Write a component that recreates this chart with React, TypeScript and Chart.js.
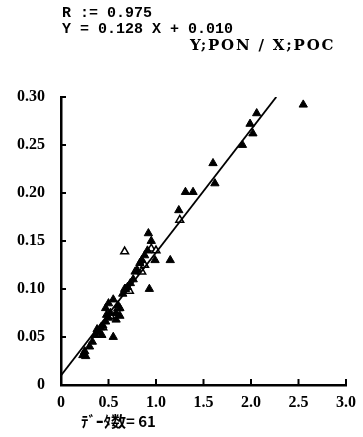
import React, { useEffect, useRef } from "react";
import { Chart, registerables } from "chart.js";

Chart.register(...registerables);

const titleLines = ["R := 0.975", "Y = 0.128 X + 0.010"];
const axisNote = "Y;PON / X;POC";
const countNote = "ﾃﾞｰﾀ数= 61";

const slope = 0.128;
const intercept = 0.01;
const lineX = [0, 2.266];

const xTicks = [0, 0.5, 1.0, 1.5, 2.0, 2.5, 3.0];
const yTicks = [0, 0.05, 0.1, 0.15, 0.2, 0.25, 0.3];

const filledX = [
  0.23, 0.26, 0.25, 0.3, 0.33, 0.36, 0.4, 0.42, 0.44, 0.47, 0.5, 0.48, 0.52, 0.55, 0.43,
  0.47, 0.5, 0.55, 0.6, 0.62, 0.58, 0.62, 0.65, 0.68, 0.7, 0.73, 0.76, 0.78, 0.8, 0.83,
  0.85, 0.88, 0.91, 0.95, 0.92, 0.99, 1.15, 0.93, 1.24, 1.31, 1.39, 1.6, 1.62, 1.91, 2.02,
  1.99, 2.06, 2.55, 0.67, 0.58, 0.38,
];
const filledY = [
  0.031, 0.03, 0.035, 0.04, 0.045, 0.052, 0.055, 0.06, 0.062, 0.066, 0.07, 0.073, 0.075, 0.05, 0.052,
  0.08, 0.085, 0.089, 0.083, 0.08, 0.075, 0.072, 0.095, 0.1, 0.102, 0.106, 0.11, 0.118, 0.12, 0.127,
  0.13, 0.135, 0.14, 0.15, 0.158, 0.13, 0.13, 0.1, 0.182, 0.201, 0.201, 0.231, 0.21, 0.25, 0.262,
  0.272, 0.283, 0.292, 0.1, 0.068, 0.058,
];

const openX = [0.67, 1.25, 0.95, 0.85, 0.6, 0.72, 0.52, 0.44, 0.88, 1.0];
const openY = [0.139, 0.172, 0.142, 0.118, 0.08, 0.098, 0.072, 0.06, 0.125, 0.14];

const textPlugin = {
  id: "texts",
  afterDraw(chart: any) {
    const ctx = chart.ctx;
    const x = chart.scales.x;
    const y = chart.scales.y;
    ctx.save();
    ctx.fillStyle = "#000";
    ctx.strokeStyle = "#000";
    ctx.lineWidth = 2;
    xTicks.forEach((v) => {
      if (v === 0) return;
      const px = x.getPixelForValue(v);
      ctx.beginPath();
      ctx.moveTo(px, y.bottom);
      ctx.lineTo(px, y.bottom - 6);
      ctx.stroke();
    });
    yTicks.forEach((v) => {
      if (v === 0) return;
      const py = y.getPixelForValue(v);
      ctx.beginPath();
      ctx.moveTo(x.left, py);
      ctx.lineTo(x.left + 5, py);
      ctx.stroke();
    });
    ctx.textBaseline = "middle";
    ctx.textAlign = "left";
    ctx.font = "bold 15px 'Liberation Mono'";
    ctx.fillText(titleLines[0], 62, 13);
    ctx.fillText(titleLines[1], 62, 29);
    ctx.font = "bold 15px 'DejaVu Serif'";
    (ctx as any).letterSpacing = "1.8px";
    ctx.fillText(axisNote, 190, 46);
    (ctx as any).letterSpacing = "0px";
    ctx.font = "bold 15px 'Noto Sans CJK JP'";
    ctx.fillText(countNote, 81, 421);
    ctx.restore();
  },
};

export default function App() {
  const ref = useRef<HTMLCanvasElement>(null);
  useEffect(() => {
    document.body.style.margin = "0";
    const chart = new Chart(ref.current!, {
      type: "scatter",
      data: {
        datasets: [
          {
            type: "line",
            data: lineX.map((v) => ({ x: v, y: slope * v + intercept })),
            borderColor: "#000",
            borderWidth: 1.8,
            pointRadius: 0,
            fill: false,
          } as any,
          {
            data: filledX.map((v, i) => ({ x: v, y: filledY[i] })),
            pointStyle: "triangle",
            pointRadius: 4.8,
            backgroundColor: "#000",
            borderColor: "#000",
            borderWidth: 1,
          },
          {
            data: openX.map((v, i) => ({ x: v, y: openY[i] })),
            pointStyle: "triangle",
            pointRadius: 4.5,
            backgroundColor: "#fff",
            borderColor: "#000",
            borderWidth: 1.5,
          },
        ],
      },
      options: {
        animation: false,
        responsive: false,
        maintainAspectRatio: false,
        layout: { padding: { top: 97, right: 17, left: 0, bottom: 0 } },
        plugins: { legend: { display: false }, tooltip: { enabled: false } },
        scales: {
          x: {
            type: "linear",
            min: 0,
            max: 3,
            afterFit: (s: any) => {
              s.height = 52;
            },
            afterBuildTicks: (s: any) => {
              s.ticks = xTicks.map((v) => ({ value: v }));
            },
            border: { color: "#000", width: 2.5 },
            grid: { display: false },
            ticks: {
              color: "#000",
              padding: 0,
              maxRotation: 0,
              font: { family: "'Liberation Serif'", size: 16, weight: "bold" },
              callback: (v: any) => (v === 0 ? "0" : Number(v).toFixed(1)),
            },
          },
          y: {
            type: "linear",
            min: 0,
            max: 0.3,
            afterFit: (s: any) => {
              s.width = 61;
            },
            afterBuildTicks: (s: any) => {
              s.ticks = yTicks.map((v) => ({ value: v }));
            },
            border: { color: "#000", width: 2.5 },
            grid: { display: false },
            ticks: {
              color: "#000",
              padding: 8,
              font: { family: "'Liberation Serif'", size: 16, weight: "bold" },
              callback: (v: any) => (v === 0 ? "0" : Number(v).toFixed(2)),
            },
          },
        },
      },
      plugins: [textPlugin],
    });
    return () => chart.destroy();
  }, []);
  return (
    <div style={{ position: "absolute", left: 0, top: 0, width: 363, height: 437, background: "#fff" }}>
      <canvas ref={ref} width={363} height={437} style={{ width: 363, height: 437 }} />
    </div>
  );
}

::::

» **Task details**:
Report every line in the data above in which the word "React" appears.

» **Answer**:
Write a component that recreates this chart with React, TypeScript and Chart.js.
import React, { useEffect, useRef } from "react";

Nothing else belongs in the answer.